I didn't say anything about the performances, mostly because they were basically fine. Brantley singled out Suzanne Regan as the wife, but she's really no better than anyone else. Mantooth had the most interesting character to play, so he stood out for me—but he did just as good a job as Yulin and Regan. Actually, van der Beek, whom Brantley criticized as miscast, had one real fault. He pushed too hard (as I said about Parker Posey in July). He came off a little louder than everyone else, but I don't think he was just shouting. I think—and this is also just spec—that he saw the character as being over-enthusiastic and this is how he played him. Brantley said he wasn't complex enough, and he's right, but I wonder if that wasn't partly the director's fault. (Maybe TV acting ruins an actor, even one with stage chops, but my bet is that one-dimensional performances work on TV because the writers manipulate the scripts to benefit the limited range of the actors, and stage and film work won't accommodate that. When a good actor, say, Patrick Stewart, works in TV, he gets more to do as an actor because he can do more—his talent opens up the possibilities that the writers have to work with. Sometimes, however, the TV screen just can’t contain an actor with tremendous range. I think that's why James Earl Jones, for instance, has never succeeded on TV. It's too limited to handle him.)

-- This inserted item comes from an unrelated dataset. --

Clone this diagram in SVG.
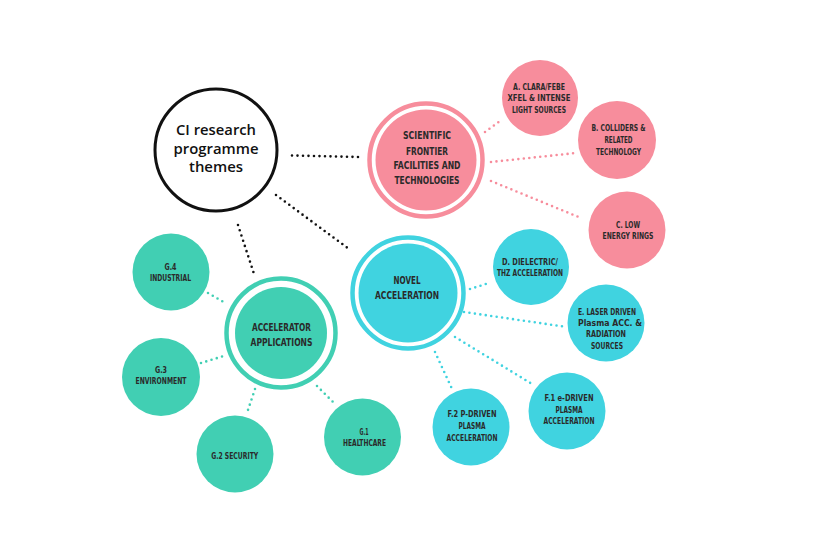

The whole play was pretty one-note in terms of character work. (The director was Guy Sanville, of whom I’d never heard.) Anyway, I take my cue for van der Beek's performance from the things he says onstage: he's wowed by everything, from the landscape, the Indian cultures and art—he goes on about a platter by a famous (real) Pueblo potter—and, not least, that as a 25-year-old, he's rubbing shoulders with the most famous physicists in the Western world, including his idol, Enrico Fermi. (Oh, I do remember one name—the young guy's Hank, which he explains is the Americanized nickname for his real name: Enrico.) Yulin, of course, is one of those consummate pros who can go on automatic pilot and turn in a credible performance; the hardest work I think he had to do here was put on a slight German accent (he and his wife are refugees from Hitler's Germany). Since all any of the cast had to do for the most part was talk—an actor's stock in trade, after all—it wasn't all that demanding. (There wasn't even all that much science in the dialogue that might have made it hard to learn.)